Erik Parens and Josephine Johnston Write About Alzheimer's Prediction Post-Kevorkian in TIME.com
In a commentary
in TIME.com, Hastings Center scholars Erik Parens and Josephine Johnston
encourage a careful conversation about assisted suicide, in light of recent
tests that promise to predict Alzheimer’s disease before symptoms start, and in
the wake of the death of Jack Kevorkian, the physician both reknowned and
reviled for advocating for and participating in assisted suicide. “Jack Kevorkian’s fervid
fascination with death made him a deeply unattractive human being,” write
Parens and Johnston. “Yet he forced us to confront questions that, much as we
might want to, we cannot ignore. Do some of us face fates worse than death,
such that it can be rational and reasonable to request help in committing
suicide? And should others of us help them to die? Recent scientific advances
make these questions relevant to millions more Americans…. It is vitally
important for us to explore all of the reasons against allowing or assisting
Alzheimer’s patients to end their lives. And it is equally important to begin
to explore the reasons on the other side.”
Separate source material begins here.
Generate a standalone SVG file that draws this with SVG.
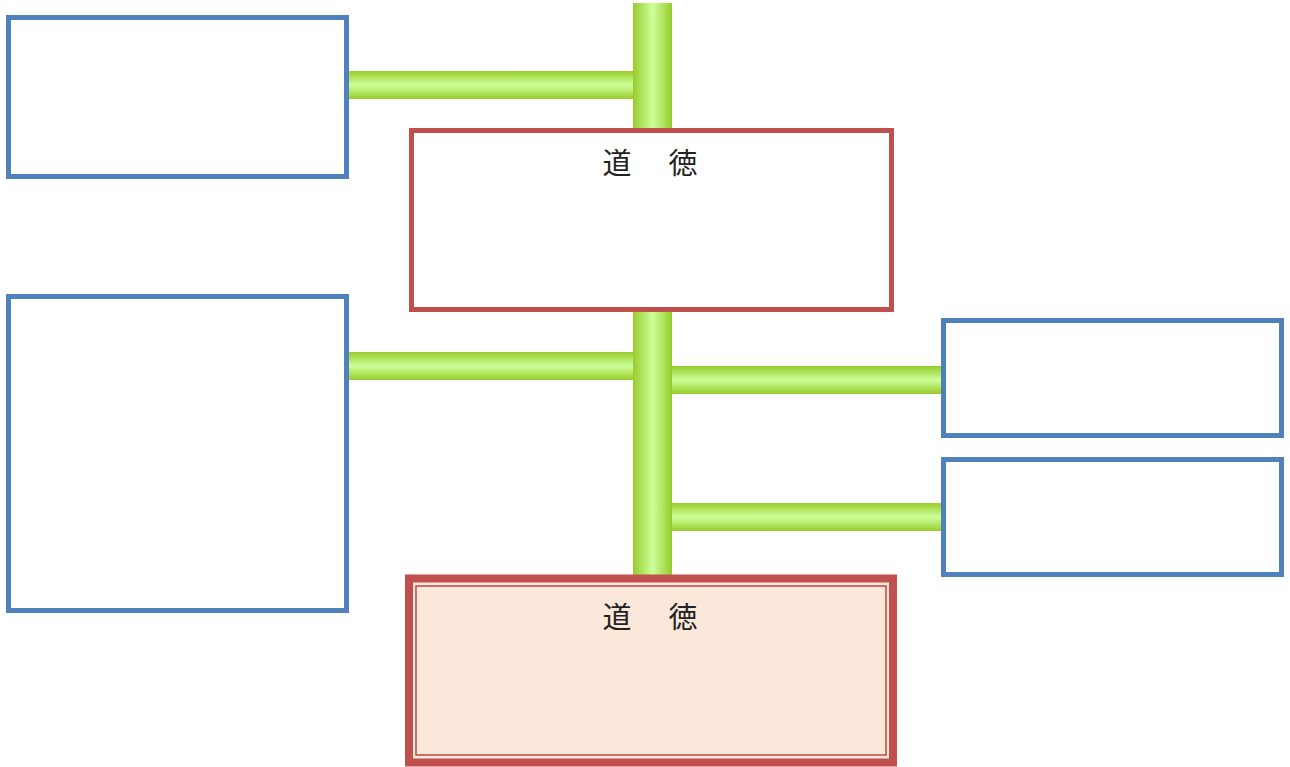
<svg xmlns="http://www.w3.org/2000/svg" width="1290" height="767" viewBox="0 0 1290 767">
<style>
.blue{fill:#fff;stroke:#4F81BD;stroke-width:5}
.red{fill:#fff;stroke:#C0504D;stroke-width:5}
.lbl{font-family:"Noto Sans CJK JP","Noto Sans CJK SC",sans-serif;font-size:29px;fill:#222}
</style>
<defs>
<linearGradient id="gv" x1="0" y1="0" x2="1" y2="0">
<stop offset="0" stop-color="#98CC2C"/><stop offset="0.5" stop-color="#CCFF99"/><stop offset="1" stop-color="#98CC2C"/>
</linearGradient>
<linearGradient id="gh" x1="0" y1="0" x2="0" y2="1">
<stop offset="0" stop-color="#98CC2C"/><stop offset="0.5" stop-color="#CCFF99"/><stop offset="1" stop-color="#98CC2C"/>
</linearGradient>
</defs>
<g id="connectors">
<rect x="347" y="71" width="288" height="28" fill="url(#gh)"/>
<rect x="347" y="352" width="288" height="28" fill="url(#gh)"/>
<rect x="670" y="366" width="273" height="28" fill="url(#gh)"/>
<rect x="670" y="503" width="273" height="28" fill="url(#gh)"/>
<rect x="633" y="3" width="39" height="574" fill="url(#gv)"/>
</g>
<g id="box-tl"><rect class="blue" x="8.5" y="17.5" width="338" height="159"/></g>
<g id="box-l"><rect class="blue" x="8.5" y="296.5" width="338" height="314"/></g>
<g id="box-r1"><rect class="blue" x="943.5" y="320.5" width="338" height="115"/></g>
<g id="box-r2"><rect class="blue" x="943.5" y="459.5" width="338" height="115"/></g>
<g id="box-moral1">
<rect class="red" x="411.5" y="130.5" width="480" height="179"/>
<text class="lbl" x="652" y="174" text-anchor="middle" xml:space="preserve" letter-spacing="4">道　徳</text>
</g>
<g id="box-moral2">
<rect x="409" y="578.5" width="484" height="184" fill="#FBE8DA" stroke="#C0504D" stroke-width="8"/>
<rect x="416" y="586" width="470" height="169" fill="none" stroke="#C0504D" stroke-width="1.6"/>
<text class="lbl" x="652" y="628" text-anchor="middle" xml:space="preserve" letter-spacing="4">道　徳</text>
</g>
</svg>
Parens and Johnston conclude:
“One of the prices we pay for our new powers of prediction is difficult
conversations about still more difficult choices. Fear should not keep us from
trying to imagine whether we can honor the truly informed requests of people
who believe that the way of dying that fits best with their understanding of a
good life, is to leave before Alzheimer’s fully takes hold. Asking policy
makers, clinicians, disease advocates and others to start taking this
possibility seriously doesn’t mean we have any neat answers to the myriad,
profound questions it raises. We don’t. We do believe, however, that we have an
ethical obligation to face these questions, in solidarity with the millions of
individuals and families who otherwise will have to face them alone.”